Let's think about intentional misdirection. The December painting is one that stands out to me as having a lot of misdirection/red herrings in it.
The flower on the right side of that painting looks like a pretty standard daffodil. The daffodil is the birth flower for March. The clock has a second hand pointing to the 3 and conceals a blue-ish-green-ish gem (is it an aquamarine?). One could -- please don't -- make a reasonable argument that this is the March painting.
Another name for daffodil is narcissus. The narcissus is the birth flower for December. The clock has hour/minute hands pointing to the 12, and that blue-ish-green-ish gem (is it a turquoise?). Just as reasonable to say this is the December painting.

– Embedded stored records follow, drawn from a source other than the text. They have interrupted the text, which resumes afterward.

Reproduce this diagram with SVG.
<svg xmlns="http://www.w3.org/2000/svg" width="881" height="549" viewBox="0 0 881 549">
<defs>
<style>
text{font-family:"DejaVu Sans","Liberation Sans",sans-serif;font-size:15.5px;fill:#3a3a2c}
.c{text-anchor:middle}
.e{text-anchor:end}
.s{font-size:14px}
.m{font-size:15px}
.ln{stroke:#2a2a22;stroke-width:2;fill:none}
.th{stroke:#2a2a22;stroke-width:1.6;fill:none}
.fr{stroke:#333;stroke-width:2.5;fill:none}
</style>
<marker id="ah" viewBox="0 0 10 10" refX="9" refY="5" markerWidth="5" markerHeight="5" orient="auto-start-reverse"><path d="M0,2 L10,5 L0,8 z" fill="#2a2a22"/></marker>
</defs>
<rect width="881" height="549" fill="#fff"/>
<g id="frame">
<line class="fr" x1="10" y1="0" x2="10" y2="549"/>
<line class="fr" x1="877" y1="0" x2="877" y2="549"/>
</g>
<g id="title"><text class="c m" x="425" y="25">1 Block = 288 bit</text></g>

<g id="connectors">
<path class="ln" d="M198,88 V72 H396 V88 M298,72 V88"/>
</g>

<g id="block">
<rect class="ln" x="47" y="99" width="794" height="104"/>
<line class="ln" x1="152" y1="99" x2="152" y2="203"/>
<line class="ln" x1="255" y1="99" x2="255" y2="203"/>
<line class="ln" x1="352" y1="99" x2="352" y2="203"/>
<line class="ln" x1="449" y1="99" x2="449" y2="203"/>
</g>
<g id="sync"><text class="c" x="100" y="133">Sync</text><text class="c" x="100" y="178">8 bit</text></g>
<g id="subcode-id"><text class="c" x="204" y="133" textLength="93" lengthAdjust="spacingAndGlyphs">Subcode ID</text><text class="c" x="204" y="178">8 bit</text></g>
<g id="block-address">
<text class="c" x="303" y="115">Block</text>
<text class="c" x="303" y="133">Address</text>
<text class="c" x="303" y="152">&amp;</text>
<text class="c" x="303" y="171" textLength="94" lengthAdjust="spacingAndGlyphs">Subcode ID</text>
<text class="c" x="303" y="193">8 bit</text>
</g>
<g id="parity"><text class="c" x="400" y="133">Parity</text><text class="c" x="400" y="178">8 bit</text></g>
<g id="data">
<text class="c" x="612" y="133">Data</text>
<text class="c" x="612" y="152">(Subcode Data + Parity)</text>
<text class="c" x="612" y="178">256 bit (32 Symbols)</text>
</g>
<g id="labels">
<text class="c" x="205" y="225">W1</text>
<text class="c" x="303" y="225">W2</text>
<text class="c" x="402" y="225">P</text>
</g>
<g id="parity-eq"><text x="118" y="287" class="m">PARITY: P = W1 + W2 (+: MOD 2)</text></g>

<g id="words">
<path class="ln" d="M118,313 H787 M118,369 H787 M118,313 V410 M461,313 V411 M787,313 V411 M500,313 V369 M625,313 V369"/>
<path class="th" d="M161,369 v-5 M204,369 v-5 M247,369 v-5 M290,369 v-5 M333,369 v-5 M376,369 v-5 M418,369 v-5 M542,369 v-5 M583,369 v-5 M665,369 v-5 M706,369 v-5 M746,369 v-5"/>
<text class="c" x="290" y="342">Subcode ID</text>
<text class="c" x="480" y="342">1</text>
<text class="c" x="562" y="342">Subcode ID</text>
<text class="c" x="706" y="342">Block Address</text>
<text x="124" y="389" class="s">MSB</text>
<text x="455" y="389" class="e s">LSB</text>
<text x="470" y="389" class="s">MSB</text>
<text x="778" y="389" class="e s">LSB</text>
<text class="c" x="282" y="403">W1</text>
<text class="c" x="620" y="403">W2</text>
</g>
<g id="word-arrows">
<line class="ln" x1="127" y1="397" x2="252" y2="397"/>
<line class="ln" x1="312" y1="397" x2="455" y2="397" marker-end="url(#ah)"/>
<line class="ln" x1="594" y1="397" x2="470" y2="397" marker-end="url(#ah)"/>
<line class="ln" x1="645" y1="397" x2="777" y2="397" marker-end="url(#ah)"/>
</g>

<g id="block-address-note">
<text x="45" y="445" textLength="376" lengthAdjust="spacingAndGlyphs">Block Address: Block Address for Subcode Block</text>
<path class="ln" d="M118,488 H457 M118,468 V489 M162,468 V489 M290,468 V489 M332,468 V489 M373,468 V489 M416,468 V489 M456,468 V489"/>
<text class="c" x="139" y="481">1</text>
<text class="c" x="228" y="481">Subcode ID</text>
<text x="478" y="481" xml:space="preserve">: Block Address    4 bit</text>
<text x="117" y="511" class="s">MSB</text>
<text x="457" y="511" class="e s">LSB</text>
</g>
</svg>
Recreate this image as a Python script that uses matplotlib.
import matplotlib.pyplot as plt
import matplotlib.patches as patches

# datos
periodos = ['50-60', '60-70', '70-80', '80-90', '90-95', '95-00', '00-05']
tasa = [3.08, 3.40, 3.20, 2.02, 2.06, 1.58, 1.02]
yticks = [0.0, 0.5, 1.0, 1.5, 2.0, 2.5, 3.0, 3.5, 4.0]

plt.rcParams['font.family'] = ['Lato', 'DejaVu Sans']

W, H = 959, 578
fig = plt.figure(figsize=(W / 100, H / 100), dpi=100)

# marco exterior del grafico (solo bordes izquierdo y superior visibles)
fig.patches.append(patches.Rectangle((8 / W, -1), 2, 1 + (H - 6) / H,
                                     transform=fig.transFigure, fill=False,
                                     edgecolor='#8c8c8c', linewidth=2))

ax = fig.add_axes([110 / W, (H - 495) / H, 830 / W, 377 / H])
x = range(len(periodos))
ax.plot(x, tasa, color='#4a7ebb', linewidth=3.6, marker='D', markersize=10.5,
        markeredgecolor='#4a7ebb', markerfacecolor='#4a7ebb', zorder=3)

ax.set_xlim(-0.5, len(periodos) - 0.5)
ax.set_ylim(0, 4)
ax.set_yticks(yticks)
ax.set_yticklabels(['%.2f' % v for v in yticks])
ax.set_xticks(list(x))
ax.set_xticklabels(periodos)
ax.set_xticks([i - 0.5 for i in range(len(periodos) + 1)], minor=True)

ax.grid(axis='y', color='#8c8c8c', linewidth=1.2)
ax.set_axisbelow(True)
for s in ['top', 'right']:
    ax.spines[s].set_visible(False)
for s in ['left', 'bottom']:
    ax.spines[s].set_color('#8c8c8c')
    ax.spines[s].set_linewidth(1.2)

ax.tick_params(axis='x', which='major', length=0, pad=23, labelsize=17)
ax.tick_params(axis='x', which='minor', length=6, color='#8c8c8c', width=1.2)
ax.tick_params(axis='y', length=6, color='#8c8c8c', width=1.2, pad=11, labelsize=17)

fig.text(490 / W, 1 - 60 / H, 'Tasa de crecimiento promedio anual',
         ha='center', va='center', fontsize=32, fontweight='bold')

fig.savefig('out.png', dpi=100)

They used the fact that the March and December birth flowers are the same to make it less obvious, to intentionally misdirect our efforts to solve the puzzle. Not to mention the flower on the actual March painting looks absolutely nothing like what you would expect a daffodil to look like.
How do you figure out which is which? You have to bring in the immigration group, i.e. using the Litany of the Jewels. On page 21 we're told that "The Nymphs of Hellas cherish sweet Aquamarine". Aquamarine is the birthstone for March. One of the other paintings is overtly Greek. It becomes a process of elimination.
I've seen hundreds of attempts to prescribe value to that second hand pointing to the 3. Maybe it's just a red herring?